Return condition‑based query results within seconds.
3. Elasticsearch Retrieval Principles
3.1 Basic structure of ES and Lucene
Understanding component fundamentals is essential for locating bottlenecks. An ES index consists of one or more Lucene shards, each shard being a Lucene instance. Key concepts include:
Cluster: a group of nodes.
Node: a single service unit in the cluster.
Index: logical namespace for one or more physical shards.
Type: classification within an index (only one type allowed after ES 6.x).
Document: the smallest indexable JSON unit.
Shard: the basic work unit storing a subset of data; each shard is a Lucene instance.
Replica: a copy of a shard for safety and load balancing.
Lucene separates indexing (analyzers, tokenizers, filters) from searching (query parsers). A Lucene index contains multiple segments, each holding many documents and fields.
3.2 Lucene index implementation
Lucene index files are organized into dictionaries, inverted lists, forward files, and DocValues. The following diagram (originally from the Lucene documentation) illustrates the structure.
Note: Information compiled from the official Lucene documentation: http://lucene.apache.org/core/7_2_1/core/org/apache/lucene/codecs/lucene70/package-summary.html#package.description
Random‑access reads on .fdt files are costly; .tim and .doc benefit from SSD storage. Scoring is also expensive and can be disabled when not needed.
About DocValues
Inverted indexes quickly locate document IDs for a term, but sorting, grouping, or aggregating requires retrieving field values for those IDs.
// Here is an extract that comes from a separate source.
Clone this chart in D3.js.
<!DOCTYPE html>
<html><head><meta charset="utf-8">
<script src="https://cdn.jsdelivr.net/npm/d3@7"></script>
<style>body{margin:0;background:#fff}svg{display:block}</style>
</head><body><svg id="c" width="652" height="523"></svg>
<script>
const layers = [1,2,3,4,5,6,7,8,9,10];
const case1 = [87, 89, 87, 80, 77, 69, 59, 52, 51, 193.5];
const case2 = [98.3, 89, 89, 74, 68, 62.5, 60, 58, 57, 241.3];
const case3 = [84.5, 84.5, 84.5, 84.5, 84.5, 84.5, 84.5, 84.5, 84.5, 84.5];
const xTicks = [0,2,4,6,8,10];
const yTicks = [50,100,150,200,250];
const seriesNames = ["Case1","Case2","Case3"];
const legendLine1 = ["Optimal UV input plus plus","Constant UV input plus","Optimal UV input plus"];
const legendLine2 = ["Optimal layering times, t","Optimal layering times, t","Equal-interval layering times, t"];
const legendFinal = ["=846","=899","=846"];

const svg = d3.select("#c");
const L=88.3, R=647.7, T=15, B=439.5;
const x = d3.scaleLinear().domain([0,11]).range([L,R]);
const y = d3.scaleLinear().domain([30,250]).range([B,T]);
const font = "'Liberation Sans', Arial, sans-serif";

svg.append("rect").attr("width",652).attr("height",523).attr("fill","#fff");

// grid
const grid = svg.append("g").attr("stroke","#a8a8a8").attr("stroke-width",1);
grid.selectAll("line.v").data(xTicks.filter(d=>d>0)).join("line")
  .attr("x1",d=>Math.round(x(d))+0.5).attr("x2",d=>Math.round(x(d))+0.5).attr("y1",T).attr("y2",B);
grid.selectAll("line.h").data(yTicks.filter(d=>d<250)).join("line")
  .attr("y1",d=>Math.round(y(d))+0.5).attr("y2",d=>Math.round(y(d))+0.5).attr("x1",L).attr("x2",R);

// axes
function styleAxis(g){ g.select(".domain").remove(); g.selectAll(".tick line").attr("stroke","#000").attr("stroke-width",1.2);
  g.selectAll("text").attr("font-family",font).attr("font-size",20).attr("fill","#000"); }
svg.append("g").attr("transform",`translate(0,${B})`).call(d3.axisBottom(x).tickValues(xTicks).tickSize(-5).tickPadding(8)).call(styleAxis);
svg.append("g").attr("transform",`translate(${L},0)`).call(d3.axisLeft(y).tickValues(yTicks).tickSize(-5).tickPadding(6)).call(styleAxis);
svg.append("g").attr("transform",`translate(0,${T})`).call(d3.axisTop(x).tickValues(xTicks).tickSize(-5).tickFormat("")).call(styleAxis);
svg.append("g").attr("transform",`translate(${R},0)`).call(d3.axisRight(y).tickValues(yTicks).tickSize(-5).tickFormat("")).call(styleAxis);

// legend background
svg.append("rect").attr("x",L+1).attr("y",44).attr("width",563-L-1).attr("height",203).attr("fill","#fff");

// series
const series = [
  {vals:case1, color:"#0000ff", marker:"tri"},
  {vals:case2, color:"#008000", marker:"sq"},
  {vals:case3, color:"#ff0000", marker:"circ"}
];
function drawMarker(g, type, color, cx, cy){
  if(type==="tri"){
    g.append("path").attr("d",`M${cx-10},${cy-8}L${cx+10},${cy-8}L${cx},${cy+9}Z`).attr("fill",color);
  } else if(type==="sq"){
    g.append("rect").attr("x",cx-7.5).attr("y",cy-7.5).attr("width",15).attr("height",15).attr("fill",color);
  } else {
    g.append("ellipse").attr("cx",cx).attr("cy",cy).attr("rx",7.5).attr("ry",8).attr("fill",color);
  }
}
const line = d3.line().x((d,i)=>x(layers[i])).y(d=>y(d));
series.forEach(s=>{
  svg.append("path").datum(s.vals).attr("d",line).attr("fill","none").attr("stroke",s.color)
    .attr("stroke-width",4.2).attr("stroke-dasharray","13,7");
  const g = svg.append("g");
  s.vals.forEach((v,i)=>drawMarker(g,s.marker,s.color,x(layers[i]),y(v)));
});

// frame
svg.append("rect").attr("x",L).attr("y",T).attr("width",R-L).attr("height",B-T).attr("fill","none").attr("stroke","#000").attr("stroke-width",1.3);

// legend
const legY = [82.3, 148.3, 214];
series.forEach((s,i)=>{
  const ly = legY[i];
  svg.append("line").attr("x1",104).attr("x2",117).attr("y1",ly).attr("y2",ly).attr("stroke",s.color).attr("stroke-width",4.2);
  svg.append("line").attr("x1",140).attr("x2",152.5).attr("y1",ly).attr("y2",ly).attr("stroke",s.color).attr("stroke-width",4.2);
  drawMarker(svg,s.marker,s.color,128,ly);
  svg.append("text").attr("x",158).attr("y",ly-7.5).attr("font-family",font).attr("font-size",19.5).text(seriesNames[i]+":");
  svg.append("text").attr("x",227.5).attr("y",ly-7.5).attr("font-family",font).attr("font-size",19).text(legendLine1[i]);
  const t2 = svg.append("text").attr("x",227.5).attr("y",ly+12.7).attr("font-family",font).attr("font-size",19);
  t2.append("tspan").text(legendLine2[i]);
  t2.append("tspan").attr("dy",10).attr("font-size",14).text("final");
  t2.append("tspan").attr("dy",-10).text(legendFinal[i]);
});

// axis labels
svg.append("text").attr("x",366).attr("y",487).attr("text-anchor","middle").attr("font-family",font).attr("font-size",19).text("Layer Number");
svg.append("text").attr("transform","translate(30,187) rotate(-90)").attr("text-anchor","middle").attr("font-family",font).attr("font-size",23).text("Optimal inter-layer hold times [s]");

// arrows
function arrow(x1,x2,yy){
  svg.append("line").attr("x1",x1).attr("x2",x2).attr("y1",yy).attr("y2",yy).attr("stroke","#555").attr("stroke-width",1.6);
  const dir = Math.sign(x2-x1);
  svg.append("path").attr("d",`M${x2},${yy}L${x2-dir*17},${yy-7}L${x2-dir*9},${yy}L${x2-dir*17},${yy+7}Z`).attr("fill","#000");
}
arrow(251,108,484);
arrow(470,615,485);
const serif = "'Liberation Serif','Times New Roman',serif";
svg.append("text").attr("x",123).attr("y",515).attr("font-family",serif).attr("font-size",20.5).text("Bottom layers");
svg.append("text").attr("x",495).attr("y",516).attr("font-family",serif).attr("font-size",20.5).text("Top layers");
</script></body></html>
DocValues provide a column‑store structure that enables fast lookup by doc ID. ES enables DocValues by default for all fields except analyzed strings; they can be turned off to save resources.
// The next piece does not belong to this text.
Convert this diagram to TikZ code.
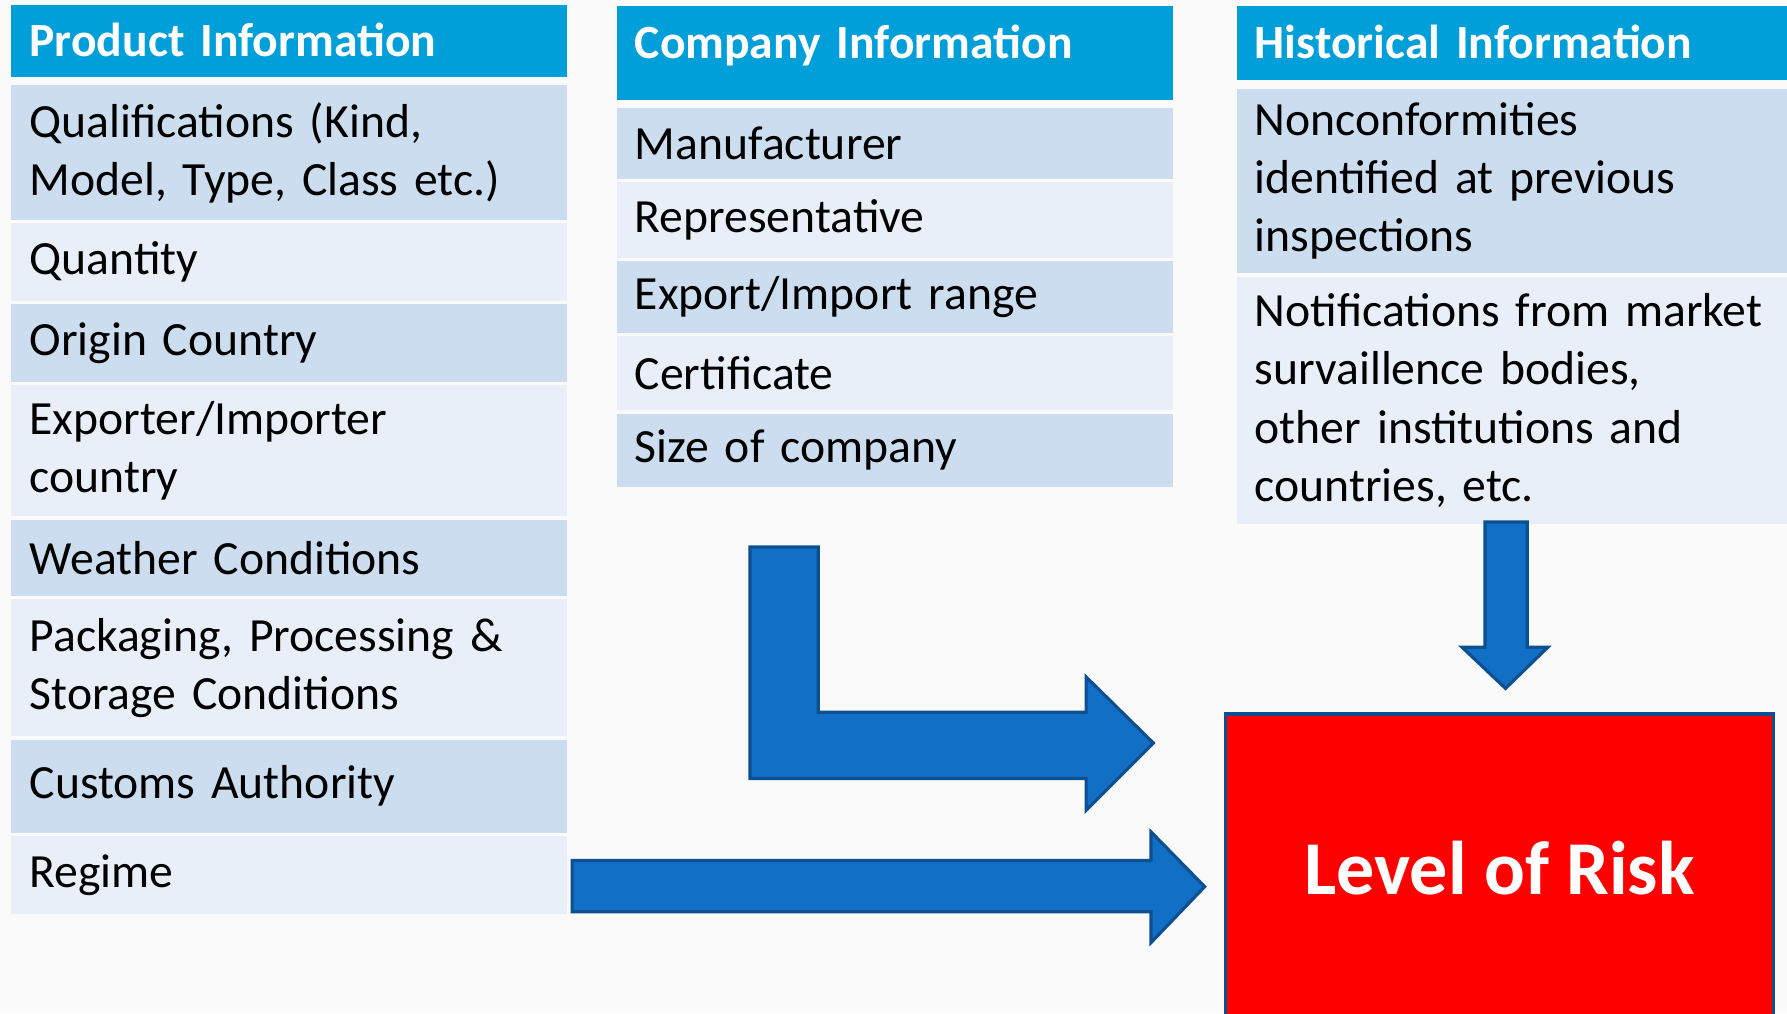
\documentclass[tikz,border=0pt]{standalone}
\usepackage{fontspec}
\setmainfont{Carlito}
\usetikzlibrary{positioning}

\definecolor{headblue}{RGB}{0,159,218}
\definecolor{rowdark}{RGB}{204,221,239}
\definecolor{rowlight}{RGB}{232,239,248}
\definecolor{arrowblue}{RGB}{17,112,197}
\definecolor{arrowedge}{RGB}{12,80,145}
\definecolor{paper}{RGB}{250,250,250}

\begin{document}
\begin{tikzpicture}[x=0.02cm, y=-0.02cm,
  node distance=0.06cm,
  cell/.style = {inner xsep=0.32cm, inner ysep=0pt, outer sep=0pt, align=left,
                 font=\fontsize{23.8}{29}\selectfont, anchor=north west},
  head/.style = {cell, fill=headblue, text=white, font=\fontsize{23.8}{29}\selectfont\bfseries,
                 text height=0.92cm},
  dark/.style = {cell, fill=rowdark},
  light/.style = {cell, fill=rowlight},
  colone/.style = {text width=9.12cm},
  coltwo/.style = {text width=9.12cm},
  colthree/.style = {text width=9.02cm},
  blockarrow/.style = {fill=arrowblue, draw=arrowedge, line width=1.6pt, line join=miter},
  ]
  \useasboundingbox[fill=paper] (0,0) rectangle (1568,889);

  % product information
  \node[head, colone, text depth=0.36cm] (p0) at (10,4) {Product Information};
  \node[dark, colone, minimum height=2.36cm, below=0.14cm of p0] (p1) {Qualifications (Kind,\\Model, Type, Class etc.)};
  \node[light, colone, minimum height=1.36cm, below=of p1] (p2) {Quantity};
  \node[dark, colone, minimum height=1.36cm, below=of p2] (p3) {Origin Country};
  \node[light, colone, minimum height=2.30cm, below=of p3] (p4) {Exporter/Importer\\country};
  \node[dark, colone, minimum height=1.34cm, below=of p4] (p5) {Weather Conditions};
  \node[light, colone, minimum height=2.40cm, below=of p5] (p6) {Packaging, Processing \&\\Storage Conditions};
  \node[dark, colone, minimum height=1.64cm, below=of p6] (p7) {Customs Authority};
  \node[light, colone, minimum height=1.36cm, below=of p7] (p8) {Regime};

  % company information
  \node[head, coltwo, text depth=0.74cm] (c0) at (541,5) {Company Information};
  \node[dark, coltwo, minimum height=1.24cm, below=0.14cm of c0] (c1) {Manufacturer};
  \node[light, coltwo, minimum height=1.32cm, below=of c1] (c2) {Representative};
  \node[dark, coltwo, minimum height=1.26cm, below=of c2] (c3) {Export/Import range};
  \node[light, coltwo, minimum height=1.30cm, below=of c3] (c4) {Certificate};
  \node[dark, coltwo, minimum height=1.28cm, below=of c4] (c5) {Size of company};

  % historical information
  \node[head, colthree, text depth=0.38cm] (h0) at (1085,5) {Historical Information};
  \node[dark, colthree, minimum height=3.24cm, below=0.16cm of h0] (h1) {Nonconformities\\identified at previous\\inspections};
  \node[light, colthree, minimum height=4.34cm, below=of h1] (h2) {Notifications from market\\survaillence bodies,\\other institutions and\\countries, etc.};

  % result
  \node[fill=red, draw=arrowedge, line width=1.6pt, minimum width=9.62cm, minimum height=5.4cm,
        anchor=north west, text=white, font=\fontsize{38}{46}\selectfont\bfseries] (risk) at (1074,625) {Level of Risk};

  % arrows
  \draw[blockarrow] (658,480) -- (718,480) -- (718,625) -- (953,625) -- (953,594)
    -- (1012,652) -- (953,711) -- (953,683) -- (658,683) -- cycle;
  \draw[blockarrow] (1303,458) -- (1340,458) -- (1340,568) -- (1358,568)
    -- (1321,604) -- (1283,568) -- (1303,568) -- cycle;
  \draw[blockarrow] (502,755) -- (1010,755) -- (1010,730) -- (1057,778)
    -- (1010,827) -- (1010,800) -- (502,800) -- cycle;
\end{tikzpicture}
\end{document}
3.3 ES index and shard routing
An ES index is composed of one or more Lucene indices, each consisting of multiple segments. Document routing determines the target primary shard using the formula:
shard = hash(routing) % number_of_primary_shards
By default, routing uses the document ID (MurmurHash3). Supplying a custom _routing parameter groups related documents on the same shard, reducing search work and improving performance.
4. Optimization Cases
In our case, queries are limited to fixed fields (no full‑text search), which is a prerequisite for achieving sub‑second responses on billions of rows.
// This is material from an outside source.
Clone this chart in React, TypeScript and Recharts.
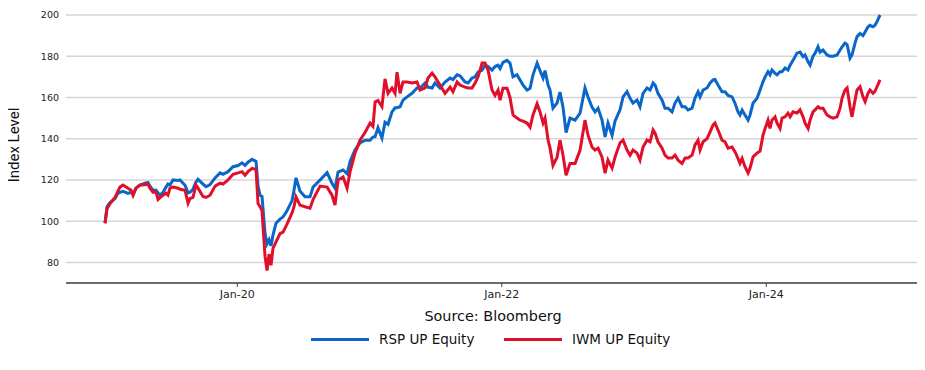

ES stores only the HBase rowkey, not the actual payload.
Actual data resides in HBase and is retrieved via the rowkey.
Performance‑tuning recommendations follow the official ES guide (e.g., https://www.elastic.co/guide/en/elasticsearch/reference/current/tune-for-indexing-speed.html).
4.1 Index performance tuning
Bulk writes (hundreds to thousands of records per request).
Multi‑threaded ingestion, with thread count roughly matching the number of nodes.
Increase the segment refresh interval (e.g., set "refresh_interval": "-1" and manually refresh after bulk load).
Allocate ~50% of system memory to Lucene file cache; each node should have ample RAM (64 GB+ recommended).
Use SSDs instead of HDD RAID for lower random I/O latency.
Prefer auto‑generated IDs; in our case we use a custom key aligned with HBase rowkey to enable delete/update without significant performance loss.
Control segment merging: limit merge throughput (e.g., indices.store.throttle.max_bytes_per_sec: "200mb") and adjust merge thread count based on storage type.
4.2 Search performance tuning
Disable DocValues for fields that do not require sorting or aggregation.
Prefer keyword type over numeric types for exact matches; term queries are faster than range queries.
Turn off _source for fields that are never needed in the response to save disk space.
Disable scoring when not required; use filter or constant_score queries.
Pagination strategies: from + size incurs high cost for deep pages; default index.max_result_window is 10 000. search_after uses the last hit of the previous page for efficient deep pagination. scroll is suitable for large result sets but requires maintaining a scroll_id.
Introduce a long field that encodes timestamp + ID for efficient sorting; forward and inverted index performance is comparable.
Allocate CPUs with ≥16 cores for sorting‑heavy workloads.
Set "merge.policy.expunge_deletes_allowed": "0" to force deletion of marked records during merges.
{
"mappings": {
"data": {
"dynamic": "false",
"_source": {
"includes": ["XXX"] // store only required fields in _source
},
"properties": {
"state": {
"type": "keyword", // use keyword instead of int for exact match
"doc_values": false // disable unnecessary doc values
},
"b": {
"type": "long" // use long/int for range queries
}
}
}
},
"settings": {......}
}5. Performance Testing
Single‑node test with 50 M–100 M records to assess point‑node capacity.
Cluster test with 100 M–3 B records to evaluate disk I/O, memory, CPU, and network consumption.
Random query combinations across data volumes to measure latency.
Compare SSD versus HDD performance.
Benchmarking is essential to verify that the optimizations deliver measurable gains; without it, performance regressions are hard to detect.
6. Production Results
The platform now handles billions of rows, returning 100 records within three seconds, with fast pagination. Future bottlenecks can be addressed by scaling out additional nodes.